Chiudo con qualche considerazione da spettatore, che apprezza l'antropologia contemporanea per la sua capacità di interpretare e mettere radicalmente in discussione i nuovi contesti globalizzati, ponendosi ormai tra i maggiori eredi della teoria critica francofortese.

Siamo di fronte, con operazioni come questa, ad un approdo inedito della forma-saggio, che si appropria, per svolgere la sua funzione riflessiva, di procedimenti e strategie finora propri soprattutto delle avanguardie artistiche e letterarie. Spazi allestiti e testi creano per via di dialoghi e contrasti una “narrazione” storicamente e teoricamente motivata, ma del tutto paradossale. Qui il museo etnografico, non diversamente da una anti-opera dada o da un'installazione concettuale, revoca in dubbio il suo stesso statuto, la sua legittimità, mettendo in scena la discussione del proprio senso. E, come nel teatro epico di Brecht, non racconta storie né illustra delle tesi, ma provoca il pubblico con una serie di problemi che restano aperti. È un “testo” che istituisce delle analogie estreme, e senz'altro discutibili, proprio perché pretende di essere discusso. Non è una curiosità estetica o semiologica: ciò che qui si mette in una situazione critica non è l'esplorazione, la conservazione e lo studio razionale delle culture definite come “altre”, ma l' asimmetria di certi processi, la componente di dominio che recano in sé.

Il che fa parte di una tendenza più generale: i musei di antropologia contemporanei stanno infatti ridiscutendo il proprio statuto e le proprie strategie nel confronto o nel dialogo con il punto di vista dei veri proprietari delle loro collezioni, gli “eredi” delle culture messe in mostra. Ne parla James Clifford in un saggio di Strade (Boringhieri, 1999), ed Elise Dubuc, nel catalogo della mostra ( Entre l'art et l'autre, l'émergence du sujet ).

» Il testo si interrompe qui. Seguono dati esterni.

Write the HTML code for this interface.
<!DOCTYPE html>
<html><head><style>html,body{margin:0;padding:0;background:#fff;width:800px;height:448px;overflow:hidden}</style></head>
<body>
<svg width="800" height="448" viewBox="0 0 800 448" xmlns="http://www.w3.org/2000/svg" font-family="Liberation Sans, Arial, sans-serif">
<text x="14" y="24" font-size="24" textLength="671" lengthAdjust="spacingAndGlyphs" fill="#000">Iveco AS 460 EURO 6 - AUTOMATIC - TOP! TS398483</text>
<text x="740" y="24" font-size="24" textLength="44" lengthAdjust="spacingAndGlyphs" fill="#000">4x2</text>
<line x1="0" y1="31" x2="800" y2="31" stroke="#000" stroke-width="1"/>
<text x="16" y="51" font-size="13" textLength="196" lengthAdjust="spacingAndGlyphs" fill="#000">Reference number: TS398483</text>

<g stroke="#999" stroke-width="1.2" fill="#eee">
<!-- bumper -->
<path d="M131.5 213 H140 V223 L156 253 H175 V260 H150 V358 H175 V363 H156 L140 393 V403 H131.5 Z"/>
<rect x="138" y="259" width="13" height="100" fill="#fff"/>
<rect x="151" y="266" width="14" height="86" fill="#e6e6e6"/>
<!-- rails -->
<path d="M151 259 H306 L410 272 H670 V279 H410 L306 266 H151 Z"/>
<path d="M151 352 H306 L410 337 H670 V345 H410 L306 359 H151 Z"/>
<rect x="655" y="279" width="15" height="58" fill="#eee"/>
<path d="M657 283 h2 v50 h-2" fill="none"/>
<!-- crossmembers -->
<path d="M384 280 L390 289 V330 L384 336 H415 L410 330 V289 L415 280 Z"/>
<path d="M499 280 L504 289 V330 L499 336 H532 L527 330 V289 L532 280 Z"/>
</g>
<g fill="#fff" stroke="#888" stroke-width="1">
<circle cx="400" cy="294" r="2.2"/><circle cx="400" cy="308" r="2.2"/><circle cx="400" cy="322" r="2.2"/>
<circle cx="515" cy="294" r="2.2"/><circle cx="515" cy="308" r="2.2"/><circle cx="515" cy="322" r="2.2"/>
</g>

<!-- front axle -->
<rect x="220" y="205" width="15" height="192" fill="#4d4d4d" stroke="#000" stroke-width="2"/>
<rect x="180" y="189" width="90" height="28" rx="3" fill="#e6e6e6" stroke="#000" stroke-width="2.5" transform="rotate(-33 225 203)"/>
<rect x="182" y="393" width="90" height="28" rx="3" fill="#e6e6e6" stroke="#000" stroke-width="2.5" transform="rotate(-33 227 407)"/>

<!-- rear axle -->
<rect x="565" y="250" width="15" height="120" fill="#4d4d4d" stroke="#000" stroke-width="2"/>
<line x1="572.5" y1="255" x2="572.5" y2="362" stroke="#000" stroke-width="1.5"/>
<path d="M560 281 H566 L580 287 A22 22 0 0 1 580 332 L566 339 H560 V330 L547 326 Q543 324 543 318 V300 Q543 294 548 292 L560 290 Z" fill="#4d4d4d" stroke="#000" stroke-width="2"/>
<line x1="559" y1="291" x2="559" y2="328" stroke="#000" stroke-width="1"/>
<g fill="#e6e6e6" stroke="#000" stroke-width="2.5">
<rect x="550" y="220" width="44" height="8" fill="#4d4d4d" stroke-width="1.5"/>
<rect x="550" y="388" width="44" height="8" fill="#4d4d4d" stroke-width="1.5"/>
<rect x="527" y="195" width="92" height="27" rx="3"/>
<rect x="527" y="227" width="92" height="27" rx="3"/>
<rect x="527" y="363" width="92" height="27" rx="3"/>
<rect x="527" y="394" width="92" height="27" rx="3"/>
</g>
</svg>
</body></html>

Questi luoghi si configurano allora come dei laboratori di sperimentazione d'una effettiva democrazia interculturale. Proprio per questo, credo che bisognerebbe estendere questi modelli di interazione ad altre pratiche sociali: dalle negoziazioni egualitarie delle modalità espositive a quelle dei diritti civili e politici, per esempio.